There was also something powerful about the composition of the room. There were boys with kippot and tzitzit, girls in tank tops, Arab Israeli teenagers, teenagers from different communities, backgrounds, and ways of life. And again and again, they were saying versions of the same things.


They want adults to understand that their lives are not normal right now. They would like stability where stability is possible. They want explanations when decisions change. They want school to take into account the reality outside the classroom. They wanted age-appropriate spaces to meet. They want adults to coordinate but they want to be asked what they need before solutions are designed.


That commonality matters. The North is not one story, and these teenagers do not all come from the same place or identity. But the experience of disruption, loneliness, uncertainty, and the need to be taken seriously crossed those lines.


The maturity in the room was striking, but it was also painful. I found myself admiring them and, at the same time, feeling sad that they have had to become so articulate about instability.
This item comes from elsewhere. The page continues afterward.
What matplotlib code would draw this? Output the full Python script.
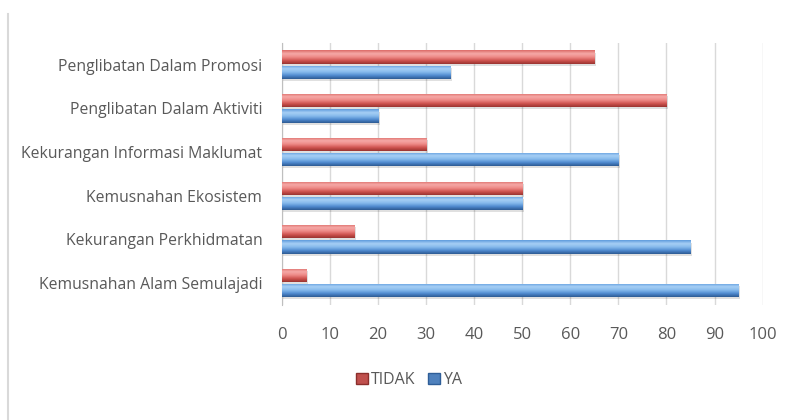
import matplotlib
matplotlib.use("Agg")
import matplotlib.pyplot as plt
import numpy as np
from matplotlib.colors import LinearSegmentedColormap
from matplotlib.patches import Patch
from matplotlib.lines import Line2D

plt.rcParams["font.family"] = ["Open Sans", "DejaVu Sans"]

# data (bottom -> top)
categories = ["Kemusnahan Alam Semulajadi", "Kekurangan Perkhidmatan",
              "Kemusnahan Ekosistem", "Kekurangan Informasi Maklumat",
              "Penglibatan Dalam Aktiviti", "Penglibatan Dalam Promosi"]
tidak = [5, 15, 50, 30, 80, 65]
ya = [95, 85, 50, 70, 20, 35]
series_names = ["TIDAK", "YA"]

RED = "#C0504D"
BLUE = "#4F81BD"
TXT = "#595959"

cm_red = LinearSegmentedColormap.from_list(
    "r", ["#9A3330", "#CF5450", "#EE8A87", "#F5A9A7", "#DC6A67"])
cm_blue = LinearSegmentedColormap.from_list(
    "b", ["#2D5A93", "#4F8ACF", "#86BAEC", "#A6CFF5", "#5E9BDD"])

fig = plt.figure(figsize=(7.87, 4.2), dpi=100)
ax = fig.add_axes([0.358, 0.274, 0.611, 0.624])

y = np.arange(len(categories))
h = 0.3
off = 0.175

grad = np.linspace(0, 1, 64).reshape(-1, 1)


def gradient_bars(ys, vals, cmap, base):
    bars = ax.barh(ys, vals, height=h, color=base, zorder=3)
    for b in bars:
        x0, y0 = b.get_x(), b.get_y()
        w, hh = b.get_width(), b.get_height()
        # soft shadow
        ax.barh(y0 + hh / 2 - 0.05, w + 0.4, left=x0, height=hh, color="#000000",
                alpha=0.12, zorder=2, linewidth=0)
        im = ax.imshow(grad, cmap=cmap, aspect="auto", interpolation="bilinear",
                       extent=(x0, x0 + w, y0, y0 + hh), origin="lower",
                       zorder=4)
        im.set_clip_path(b)
    return bars


gradient_bars(y + off, tidak, cm_red, RED)
gradient_bars(y - off, ya, cm_blue, BLUE)

ax.set_xlim(0, 100)
ax.set_ylim(-0.5, 5.5)
ax.set_xticks(np.arange(0, 101, 10))
ax.set_yticks(y)
ax.set_yticklabels(categories)
ax.grid(axis="x", color="#D9D9D9", linewidth=1, zorder=0)
ax.set_axisbelow(True)
for s in ["top", "right", "bottom"]:
    ax.spines[s].set_visible(False)
ax.spines["left"].set_color("#BFBFBF")
ax.tick_params(axis="both", length=0, labelcolor=TXT)
ax.tick_params(axis="y", pad=14, labelsize=11.3)
ax.tick_params(axis="x", pad=16, labelsize=12)

# chart frame line on the left
fig.add_artist(Line2D([8 / 787, 8 / 787], [0, 1 - 14 / 420],
                      transform=fig.transFigure, color="#D9D9D9", linewidth=1.5))

handles = [Patch(facecolor=RED, edgecolor="#8C2F2C"),
           Patch(facecolor=BLUE, edgecolor="#2F5E98")]
fig.legend(handles, series_names, loc="center", bbox_to_anchor=(0.52, 0.095),
           ncol=2, frameon=False, fontsize=11.5, labelcolor=TXT,
           handlelength=0.75, handleheight=0.75, handletextpad=0.2,
           columnspacing=0.8)

fig.savefig("out.png", dpi=100, facecolor="white")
There was a kind of forced maturity in the way they spoke. They understand systems now. They understand gaps. They understand that adults have budgets, constraints, authorities, and responsibilities. They know that not everything they ask for will happen.


But they also know when they are being consulted without being heard.

One teenager said that if they could see that their input actually affected their life and routine, they would want to participate. That is an important standard. Youth participation cannot be a checkbox. It cannot be a conference, a WhatsApp group, a survey, and then silence. It has to include a feedback loop: we heard you, this is what we understood, this is what we are changing, this is what we cannot change yet, and this is why.


I left with three takeaways.


First, we need to stop mistaking teenage coping for indifference. Teenagers can laugh, scroll, joke, dress normally, and still be carrying something very heavy.


Second, we need to design around their real lives, not around adult assumptions. 


Third, we need much better coordination among adults. Many of the gaps they described are not unsolvable. They are the result of systems working in parallel rather than together. Schools, informal education providers, local authorities, youth movements, transportation planners, mental health professionals, community leaders, philanthropists, and government bodies all see one piece of the picture. The teenagers are the ones living the whole picture.


They are not asking us to save them. They are asking us to listen with more humility, coordinate with more discipline, and take the details of their daily lives seriously.


They are not only the future of this country. They are also the present. They are living this now.